LGBT History Month: “We needed that”

Rodney Wilson, who came up with the idea of LGBT History Month, speaks at the Missouri History Museum in 2015. Photo by Steven Brawley.

by Rob Howard
Associate Editor

“The goal is to remember those individuals, those events, the people on whose shoulders we stand, who moved the fight for equality forward,” says Rodney Wilson, the Missouri high school history teacher who came up with the idea for LGBT History Month in 1994.

Wilson had long been an advocate for, and observer of, other “History Months” like Black History Month in February, and Women’s History Month in March. But as a gay man, “It just seemed to me that we needed something like that for our neglected corner.”

Getting the idea out, and getting people to agree to it, was no easy task. In 1994, Wilson didn’t yet have email. So he put together a written proposal in January 1994, and “sent it to everybody I could think of; I said ‘this is something that needs to be done.’” All the work was done by postal mail, and telephone.

He, and other activists around the country put together the National Coordinating Committee, which remained in place for the next three years. Others on the committee were Kevin Boyer, of Gerber/Hart Library and Archive; Kevin Jennings, founder of GLSEN; Johnda Boyce, a graduate student who was Wilson’s best friend from college; Jessea Greenman of the University of California, Berkley; and Torey Wilson, a suburban Chicago history teacher.

Celebrated the first year in 1994, it was originally called Lesbian and Gay History Month. The next year they added Bisexual to the name, but not without a debate. Since they were trying to get secondary schools, colleges and universities to observe the month, there was fear that having “sexual” in the title might scare off the high schools. But after discussing it, the coordinating committee voted to add Bisexual.

Because the history month was targeted at schools, Wilson looked for a month that wouldn’t interfere with school calendars. September, when school was starting, and May, a month of finals, were out. February and March were already taken, but there wasn’t a national “History Month” in October, so he picked that month, and it has been observed then since its origin.

Rodney Wilson speaking about LGBT History Month at a GLAAD function in 1996. Photo by Scott Lokitz.

The current common usage for the month is LGBT History Month, with transgender being added as people became more aware of trans persons. Wilson noted how far inclusiveness in the LGBT movement has come since 1995, saying, “In 1995 it would not have crossed our consciousness to add transgender. I don’t think it would have been something we would have thought of in 1995.”

The term “LGBT History Month” simply evolved.

There is no longer a national coordinating committee. “The idea is out there – it’s part of the routine, and it just happens. It’s part of the routine calendar of the LGBT community. That’s what my initial hope and vision for the idea was.”
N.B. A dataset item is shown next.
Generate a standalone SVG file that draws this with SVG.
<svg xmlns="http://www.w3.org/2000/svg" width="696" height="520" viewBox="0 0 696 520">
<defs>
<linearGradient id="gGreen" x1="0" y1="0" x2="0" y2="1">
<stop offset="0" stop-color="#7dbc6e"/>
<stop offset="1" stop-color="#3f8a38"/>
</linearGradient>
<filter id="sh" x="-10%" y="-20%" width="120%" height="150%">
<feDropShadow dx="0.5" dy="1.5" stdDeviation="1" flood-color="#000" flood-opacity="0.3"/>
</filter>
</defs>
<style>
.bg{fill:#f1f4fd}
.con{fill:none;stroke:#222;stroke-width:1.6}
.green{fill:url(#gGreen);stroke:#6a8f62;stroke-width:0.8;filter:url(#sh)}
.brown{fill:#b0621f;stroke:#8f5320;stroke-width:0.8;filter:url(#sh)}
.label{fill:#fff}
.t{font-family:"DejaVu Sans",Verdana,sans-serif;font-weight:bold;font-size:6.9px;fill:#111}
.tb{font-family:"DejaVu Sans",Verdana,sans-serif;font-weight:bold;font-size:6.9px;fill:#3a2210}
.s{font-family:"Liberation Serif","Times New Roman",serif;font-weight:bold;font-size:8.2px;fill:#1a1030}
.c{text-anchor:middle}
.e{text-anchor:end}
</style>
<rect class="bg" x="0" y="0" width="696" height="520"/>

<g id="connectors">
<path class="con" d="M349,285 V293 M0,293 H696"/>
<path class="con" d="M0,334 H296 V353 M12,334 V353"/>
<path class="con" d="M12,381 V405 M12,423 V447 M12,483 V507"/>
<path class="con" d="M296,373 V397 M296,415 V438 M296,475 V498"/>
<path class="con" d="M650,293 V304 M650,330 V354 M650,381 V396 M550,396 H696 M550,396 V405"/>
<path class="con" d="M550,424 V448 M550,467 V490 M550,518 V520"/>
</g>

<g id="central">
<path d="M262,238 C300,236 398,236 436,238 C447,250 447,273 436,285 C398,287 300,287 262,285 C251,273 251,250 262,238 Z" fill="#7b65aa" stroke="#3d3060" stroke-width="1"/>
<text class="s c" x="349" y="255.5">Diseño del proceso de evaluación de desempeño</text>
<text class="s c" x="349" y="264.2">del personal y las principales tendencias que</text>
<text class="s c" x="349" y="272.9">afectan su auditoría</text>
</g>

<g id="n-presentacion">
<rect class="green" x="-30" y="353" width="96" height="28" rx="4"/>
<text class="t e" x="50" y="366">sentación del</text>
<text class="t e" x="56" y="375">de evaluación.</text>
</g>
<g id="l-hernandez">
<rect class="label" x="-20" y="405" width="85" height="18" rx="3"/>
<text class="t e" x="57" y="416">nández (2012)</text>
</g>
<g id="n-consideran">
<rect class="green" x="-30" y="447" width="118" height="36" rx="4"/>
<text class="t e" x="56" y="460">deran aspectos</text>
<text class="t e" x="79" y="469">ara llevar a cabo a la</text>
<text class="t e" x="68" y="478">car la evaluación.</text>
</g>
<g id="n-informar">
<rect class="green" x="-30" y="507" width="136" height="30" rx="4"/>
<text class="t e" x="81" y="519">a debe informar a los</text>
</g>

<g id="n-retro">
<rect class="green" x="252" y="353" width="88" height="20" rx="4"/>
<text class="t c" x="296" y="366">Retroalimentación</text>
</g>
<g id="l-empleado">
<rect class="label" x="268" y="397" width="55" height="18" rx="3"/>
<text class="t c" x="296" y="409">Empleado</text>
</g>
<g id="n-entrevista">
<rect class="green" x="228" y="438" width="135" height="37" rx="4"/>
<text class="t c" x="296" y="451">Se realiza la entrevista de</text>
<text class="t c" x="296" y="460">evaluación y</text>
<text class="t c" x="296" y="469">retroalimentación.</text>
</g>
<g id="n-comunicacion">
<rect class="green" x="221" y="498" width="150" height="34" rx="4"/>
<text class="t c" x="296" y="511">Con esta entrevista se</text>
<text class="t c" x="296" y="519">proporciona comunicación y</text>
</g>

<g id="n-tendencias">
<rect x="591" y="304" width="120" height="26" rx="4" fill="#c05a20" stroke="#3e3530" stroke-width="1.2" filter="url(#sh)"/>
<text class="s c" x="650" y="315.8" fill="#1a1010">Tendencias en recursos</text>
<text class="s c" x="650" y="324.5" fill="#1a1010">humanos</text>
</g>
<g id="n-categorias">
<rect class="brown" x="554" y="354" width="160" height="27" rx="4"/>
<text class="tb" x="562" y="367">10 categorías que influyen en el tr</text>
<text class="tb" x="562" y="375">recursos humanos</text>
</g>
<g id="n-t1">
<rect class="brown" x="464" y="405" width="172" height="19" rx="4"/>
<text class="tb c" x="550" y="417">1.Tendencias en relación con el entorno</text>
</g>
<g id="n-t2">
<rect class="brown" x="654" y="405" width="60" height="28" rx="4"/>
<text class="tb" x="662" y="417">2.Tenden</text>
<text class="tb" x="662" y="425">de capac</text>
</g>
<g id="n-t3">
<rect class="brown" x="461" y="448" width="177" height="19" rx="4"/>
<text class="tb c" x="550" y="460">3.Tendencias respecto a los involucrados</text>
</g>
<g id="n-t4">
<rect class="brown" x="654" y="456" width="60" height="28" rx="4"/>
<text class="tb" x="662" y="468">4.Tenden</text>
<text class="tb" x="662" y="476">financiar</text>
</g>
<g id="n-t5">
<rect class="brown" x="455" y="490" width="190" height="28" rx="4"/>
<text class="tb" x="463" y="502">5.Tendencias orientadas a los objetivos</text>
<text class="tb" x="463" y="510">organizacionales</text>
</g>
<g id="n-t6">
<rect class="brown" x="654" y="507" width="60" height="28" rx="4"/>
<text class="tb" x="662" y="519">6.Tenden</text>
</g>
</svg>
While in general LGBT History Month ends up focusing on “gay icons,” Wilson’s vision is broader. He includes people both well known, and who are not known at all, when he remembers the individual contributions to bringing the LGBT community to where it is today.

“It’s all sorts of people all over the place, pushing the line in the ‘70s and ‘80s and ‘90s. Yes, we have got things yet to do. We still have to get a national civil rights inclusion. But it’s all these people over the last 50 years, beginning in 1965, four years before Stonewall, that have brought us to the point we are at now.”

Wilson is very happy with where LGBT History Month is today, 22 years after he came up with the idea. “To gain a sense of empowerment, to understand those who came before us,” he says. “That’s the purpose, an annual reminder that a lot of people did a lot of work to bring us to the point where we are today. Those [contributions] are all pieces in this great puzzle, people put down a piece here and there and eventually it becomes a big picture.”